Revisiting Distribution Correction Estimation for Offline Imitation Learning with Suboptimal Dataset
Abstract
Imitation Learning (IL) has demonstrated strong capabilities in learning high-quality policies from expert demonstrations for sequential decision-making tasks. Nonetheless, its effectiveness is significantly constrained in low-expert-data regimes. To mitigate this issue, previous works introduce ``offline IL with supplementary data" which augments expert demonstrations with additional, low-cost data generated by suboptimal policies. A prominent framework for this setting is Distribution Correction Estimation (DICE), which estimates the optimal density ratio by solving the dual of a divergence minimization problem between the learned policy and the expert visitation distribution. Despite their theoretical appeal, existing DICE-based methods often require adding a dataset regularizer to the divergence objective, or rely on a strict coverage assumption. These weaknesses limit the capability of DICE-based methods, causing them to be inefficient in some contexts. In this paper, we introduce ReDICE, a new method to address these limitations.
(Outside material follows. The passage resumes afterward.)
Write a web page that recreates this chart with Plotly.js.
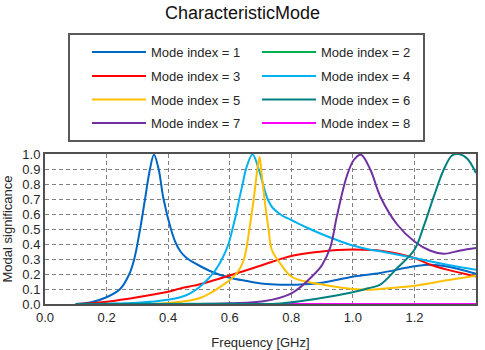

ReDICE is derived by formulating an objective under a mixture distribution from the KL divergence between expert and learned policy occupancies. We formally prove that the dual of this formulation is mathematically equivalent to a stable Gumbel regression objective. Furthermore, we introduce a novel policy extraction mechanism that significantly improves performance in practice. Experiments across diverse benchmarks show that ReDICE achieves state-of-the-art results relative to prior offline IL baselines.